• _What to produce_: Copy out the material below in full, but not its images.

• _Source data_:
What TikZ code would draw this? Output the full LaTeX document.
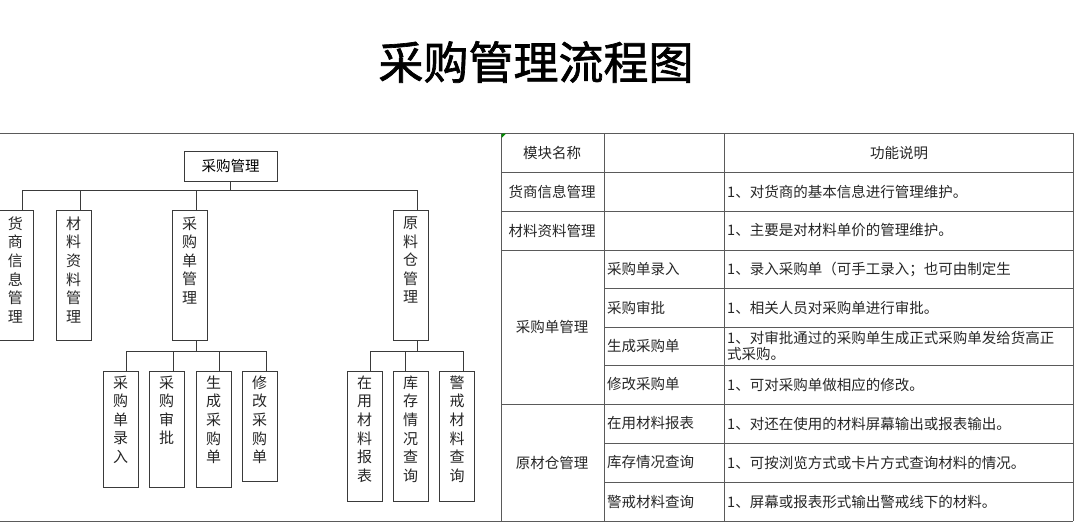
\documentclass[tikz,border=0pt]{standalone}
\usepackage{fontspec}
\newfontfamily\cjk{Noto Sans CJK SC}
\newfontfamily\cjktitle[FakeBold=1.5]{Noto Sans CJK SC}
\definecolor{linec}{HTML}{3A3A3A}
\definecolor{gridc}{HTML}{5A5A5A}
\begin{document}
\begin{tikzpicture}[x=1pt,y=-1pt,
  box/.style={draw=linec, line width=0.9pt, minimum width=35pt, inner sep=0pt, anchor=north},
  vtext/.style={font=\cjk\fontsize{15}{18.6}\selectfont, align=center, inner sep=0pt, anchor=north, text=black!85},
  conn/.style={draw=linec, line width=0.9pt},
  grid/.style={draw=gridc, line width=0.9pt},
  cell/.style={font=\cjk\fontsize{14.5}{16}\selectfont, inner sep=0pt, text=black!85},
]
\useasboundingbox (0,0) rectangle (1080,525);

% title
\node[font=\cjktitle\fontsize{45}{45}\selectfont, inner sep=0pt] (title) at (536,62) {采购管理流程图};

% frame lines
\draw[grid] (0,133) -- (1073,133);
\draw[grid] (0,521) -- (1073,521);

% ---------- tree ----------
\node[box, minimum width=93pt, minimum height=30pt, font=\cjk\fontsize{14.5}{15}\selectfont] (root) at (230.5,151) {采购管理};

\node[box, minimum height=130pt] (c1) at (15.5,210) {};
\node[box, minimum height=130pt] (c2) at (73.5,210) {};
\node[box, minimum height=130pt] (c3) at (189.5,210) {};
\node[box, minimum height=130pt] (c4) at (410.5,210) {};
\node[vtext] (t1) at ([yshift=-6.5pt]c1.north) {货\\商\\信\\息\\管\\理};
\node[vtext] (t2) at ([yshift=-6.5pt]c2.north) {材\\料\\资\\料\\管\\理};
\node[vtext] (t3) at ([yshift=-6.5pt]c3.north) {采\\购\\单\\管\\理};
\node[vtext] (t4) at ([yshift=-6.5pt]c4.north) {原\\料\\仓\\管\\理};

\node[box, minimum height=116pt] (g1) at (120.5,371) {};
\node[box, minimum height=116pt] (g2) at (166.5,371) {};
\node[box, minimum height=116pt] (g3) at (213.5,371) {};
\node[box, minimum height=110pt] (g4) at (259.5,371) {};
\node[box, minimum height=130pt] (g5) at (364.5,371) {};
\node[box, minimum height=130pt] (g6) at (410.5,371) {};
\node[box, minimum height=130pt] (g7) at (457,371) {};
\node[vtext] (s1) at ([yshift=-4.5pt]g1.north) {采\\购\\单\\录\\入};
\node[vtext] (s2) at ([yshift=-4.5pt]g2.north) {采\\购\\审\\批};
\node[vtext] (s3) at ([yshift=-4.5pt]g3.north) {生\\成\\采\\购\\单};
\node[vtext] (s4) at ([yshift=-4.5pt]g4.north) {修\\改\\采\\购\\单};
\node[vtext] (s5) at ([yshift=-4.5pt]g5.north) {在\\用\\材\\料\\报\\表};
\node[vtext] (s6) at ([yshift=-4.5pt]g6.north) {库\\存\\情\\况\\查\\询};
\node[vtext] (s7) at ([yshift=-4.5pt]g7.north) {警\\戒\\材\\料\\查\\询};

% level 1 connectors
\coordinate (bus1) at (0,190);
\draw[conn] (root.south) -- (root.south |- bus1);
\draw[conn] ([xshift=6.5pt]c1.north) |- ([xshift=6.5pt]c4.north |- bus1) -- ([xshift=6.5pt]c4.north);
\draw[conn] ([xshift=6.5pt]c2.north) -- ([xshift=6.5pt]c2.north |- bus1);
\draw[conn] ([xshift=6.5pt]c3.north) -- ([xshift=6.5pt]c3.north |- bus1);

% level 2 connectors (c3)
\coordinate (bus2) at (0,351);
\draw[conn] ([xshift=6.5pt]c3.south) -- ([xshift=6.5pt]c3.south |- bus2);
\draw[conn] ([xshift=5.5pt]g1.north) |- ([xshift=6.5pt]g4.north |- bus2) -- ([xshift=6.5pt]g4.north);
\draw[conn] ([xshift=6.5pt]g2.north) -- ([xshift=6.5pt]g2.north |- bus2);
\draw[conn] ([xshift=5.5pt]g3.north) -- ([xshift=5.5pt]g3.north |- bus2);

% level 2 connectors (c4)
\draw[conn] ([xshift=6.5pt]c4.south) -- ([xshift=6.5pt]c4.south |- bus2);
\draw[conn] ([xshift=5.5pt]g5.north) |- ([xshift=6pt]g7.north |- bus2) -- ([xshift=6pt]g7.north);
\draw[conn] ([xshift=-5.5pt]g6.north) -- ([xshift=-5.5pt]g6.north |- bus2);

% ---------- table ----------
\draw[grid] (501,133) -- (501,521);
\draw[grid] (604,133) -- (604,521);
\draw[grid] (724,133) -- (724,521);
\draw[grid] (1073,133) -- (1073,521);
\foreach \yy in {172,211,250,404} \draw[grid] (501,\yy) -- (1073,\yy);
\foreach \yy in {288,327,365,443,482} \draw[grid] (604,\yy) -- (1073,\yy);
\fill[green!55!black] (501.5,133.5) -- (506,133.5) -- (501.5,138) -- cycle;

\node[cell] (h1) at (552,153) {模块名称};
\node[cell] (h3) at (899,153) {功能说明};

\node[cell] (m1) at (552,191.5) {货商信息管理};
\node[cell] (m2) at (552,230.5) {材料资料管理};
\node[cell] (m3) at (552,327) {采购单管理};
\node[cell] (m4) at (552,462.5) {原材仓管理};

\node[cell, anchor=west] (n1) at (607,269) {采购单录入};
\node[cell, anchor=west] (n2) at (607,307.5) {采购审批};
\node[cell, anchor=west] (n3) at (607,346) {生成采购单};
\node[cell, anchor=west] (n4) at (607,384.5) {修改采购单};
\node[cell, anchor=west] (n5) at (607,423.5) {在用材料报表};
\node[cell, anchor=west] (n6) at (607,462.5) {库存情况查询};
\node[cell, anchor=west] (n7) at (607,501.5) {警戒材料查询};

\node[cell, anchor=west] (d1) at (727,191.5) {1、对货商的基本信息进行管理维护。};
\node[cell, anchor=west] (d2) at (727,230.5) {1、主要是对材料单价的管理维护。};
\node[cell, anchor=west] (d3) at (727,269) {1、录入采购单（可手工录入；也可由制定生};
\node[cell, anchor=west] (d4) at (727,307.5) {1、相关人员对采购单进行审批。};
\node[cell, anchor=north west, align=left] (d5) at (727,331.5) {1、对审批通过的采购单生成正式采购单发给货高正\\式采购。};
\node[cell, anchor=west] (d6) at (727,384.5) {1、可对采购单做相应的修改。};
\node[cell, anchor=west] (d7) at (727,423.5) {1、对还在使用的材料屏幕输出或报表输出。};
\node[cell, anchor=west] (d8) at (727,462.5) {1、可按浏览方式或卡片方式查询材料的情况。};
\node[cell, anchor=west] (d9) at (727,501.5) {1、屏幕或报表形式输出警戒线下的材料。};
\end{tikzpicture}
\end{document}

• _Task response_:
What TikZ code would draw this? Output the full LaTeX document.
\documentclass[tikz,border=0pt]{standalone}
\usepackage{fontspec}
\newfontfamily\cjk{Noto Sans CJK SC}
\newfontfamily\cjktitle[FakeBold=1.5]{Noto Sans CJK SC}
\definecolor{linec}{HTML}{3A3A3A}
\definecolor{gridc}{HTML}{5A5A5A}
\begin{document}
\begin{tikzpicture}[x=1pt,y=-1pt,
  box/.style={draw=linec, line width=0.9pt, minimum width=35pt, inner sep=0pt, anchor=north},
  vtext/.style={font=\cjk\fontsize{15}{18.6}\selectfont, align=center, inner sep=0pt, anchor=north, text=black!85},
  conn/.style={draw=linec, line width=0.9pt},
  grid/.style={draw=gridc, line width=0.9pt},
  cell/.style={font=\cjk\fontsize{14.5}{16}\selectfont, inner sep=0pt, text=black!85},
]
\useasboundingbox (0,0) rectangle (1080,525);

% title
\node[font=\cjktitle\fontsize{45}{45}\selectfont, inner sep=0pt] (title) at (536,62) {采购管理流程图};

% frame lines
\draw[grid] (0,133) -- (1073,133);
\draw[grid] (0,521) -- (1073,521);

% ---------- tree ----------
\node[box, minimum width=93pt, minimum height=30pt, font=\cjk\fontsize{14.5}{15}\selectfont] (root) at (230.5,151) {采购管理};

\node[box, minimum height=130pt] (c1) at (15.5,210) {};
\node[box, minimum height=130pt] (c2) at (73.5,210) {};
\node[box, minimum height=130pt] (c3) at (189.5,210) {};
\node[box, minimum height=130pt] (c4) at (410.5,210) {};
\node[vtext] (t1) at ([yshift=-6.5pt]c1.north) {货\\商\\信\\息\\管\\理};
\node[vtext] (t2) at ([yshift=-6.5pt]c2.north) {材\\料\\资\\料\\管\\理};
\node[vtext] (t3) at ([yshift=-6.5pt]c3.north) {采\\购\\单\\管\\理};
\node[vtext] (t4) at ([yshift=-6.5pt]c4.north) {原\\料\\仓\\管\\理};

\node[box, minimum height=116pt] (g1) at (120.5,371) {};
\node[box, minimum height=116pt] (g2) at (166.5,371) {};
\node[box, minimum height=116pt] (g3) at (213.5,371) {};
\node[box, minimum height=110pt] (g4) at (259.5,371) {};
\node[box, minimum height=130pt] (g5) at (364.5,371) {};
\node[box, minimum height=130pt] (g6) at (410.5,371) {};
\node[box, minimum height=130pt] (g7) at (457,371) {};
\node[vtext] (s1) at ([yshift=-4.5pt]g1.north) {采\\购\\单\\录\\入};
\node[vtext] (s2) at ([yshift=-4.5pt]g2.north) {采\\购\\审\\批};
\node[vtext] (s3) at ([yshift=-4.5pt]g3.north) {生\\成\\采\\购\\单};
\node[vtext] (s4) at ([yshift=-4.5pt]g4.north) {修\\改\\采\\购\\单};
\node[vtext] (s5) at ([yshift=-4.5pt]g5.north) {在\\用\\材\\料\\报\\表};
\node[vtext] (s6) at ([yshift=-4.5pt]g6.north) {库\\存\\情\\况\\查\\询};
\node[vtext] (s7) at ([yshift=-4.5pt]g7.north) {警\\戒\\材\\料\\查\\询};

% level 1 connectors
\coordinate (bus1) at (0,190);
\draw[conn] (root.south) -- (root.south |- bus1);
\draw[conn] ([xshift=6.5pt]c1.north) |- ([xshift=6.5pt]c4.north |- bus1) -- ([xshift=6.5pt]c4.north);
\draw[conn] ([xshift=6.5pt]c2.north) -- ([xshift=6.5pt]c2.north |- bus1);
\draw[conn] ([xshift=6.5pt]c3.north) -- ([xshift=6.5pt]c3.north |- bus1);

% level 2 connectors (c3)
\coordinate (bus2) at (0,351);
\draw[conn] ([xshift=6.5pt]c3.south) -- ([xshift=6.5pt]c3.south |- bus2);
\draw[conn] ([xshift=5.5pt]g1.north) |- ([xshift=6.5pt]g4.north |- bus2) -- ([xshift=6.5pt]g4.north);
\draw[conn] ([xshift=6.5pt]g2.north) -- ([xshift=6.5pt]g2.north |- bus2);
\draw[conn] ([xshift=5.5pt]g3.north) -- ([xshift=5.5pt]g3.north |- bus2);

% level 2 connectors (c4)
\draw[conn] ([xshift=6.5pt]c4.south) -- ([xshift=6.5pt]c4.south |- bus2);
\draw[conn] ([xshift=5.5pt]g5.north) |- ([xshift=6pt]g7.north |- bus2) -- ([xshift=6pt]g7.north);
\draw[conn] ([xshift=-5.5pt]g6.north) -- ([xshift=-5.5pt]g6.north |- bus2);

% ---------- table ----------
\draw[grid] (501,133) -- (501,521);
\draw[grid] (604,133) -- (604,521);
\draw[grid] (724,133) -- (724,521);
\draw[grid] (1073,133) -- (1073,521);
\foreach \yy in {172,211,250,404} \draw[grid] (501,\yy) -- (1073,\yy);
\foreach \yy in {288,327,365,443,482} \draw[grid] (604,\yy) -- (1073,\yy);
\fill[green!55!black] (501.5,133.5) -- (506,133.5) -- (501.5,138) -- cycle;

\node[cell] (h1) at (552,153) {模块名称};
\node[cell] (h3) at (899,153) {功能说明};

\node[cell] (m1) at (552,191.5) {货商信息管理};
\node[cell] (m2) at (552,230.5) {材料资料管理};
\node[cell] (m3) at (552,327) {采购单管理};
\node[cell] (m4) at (552,462.5) {原材仓管理};

\node[cell, anchor=west] (n1) at (607,269) {采购单录入};
\node[cell, anchor=west] (n2) at (607,307.5) {采购审批};
\node[cell, anchor=west] (n3) at (607,346) {生成采购单};
\node[cell, anchor=west] (n4) at (607,384.5) {修改采购单};
\node[cell, anchor=west] (n5) at (607,423.5) {在用材料报表};
\node[cell, anchor=west] (n6) at (607,462.5) {库存情况查询};
\node[cell, anchor=west] (n7) at (607,501.5) {警戒材料查询};

\node[cell, anchor=west] (d1) at (727,191.5) {1、对货商的基本信息进行管理维护。};
\node[cell, anchor=west] (d2) at (727,230.5) {1、主要是对材料单价的管理维护。};
\node[cell, anchor=west] (d3) at (727,269) {1、录入采购单（可手工录入；也可由制定生};
\node[cell, anchor=west] (d4) at (727,307.5) {1、相关人员对采购单进行审批。};
\node[cell, anchor=north west, align=left] (d5) at (727,331.5) {1、对审批通过的采购单生成正式采购单发给货高正\\式采购。};
\node[cell, anchor=west] (d6) at (727,384.5) {1、可对采购单做相应的修改。};
\node[cell, anchor=west] (d7) at (727,423.5) {1、对还在使用的材料屏幕输出或报表输出。};
\node[cell, anchor=west] (d8) at (727,462.5) {1、可按浏览方式或卡片方式查询材料的情况。};
\node[cell, anchor=west] (d9) at (727,501.5) {1、屏幕或报表形式输出警戒线下的材料。};
\end{tikzpicture}
\end{document}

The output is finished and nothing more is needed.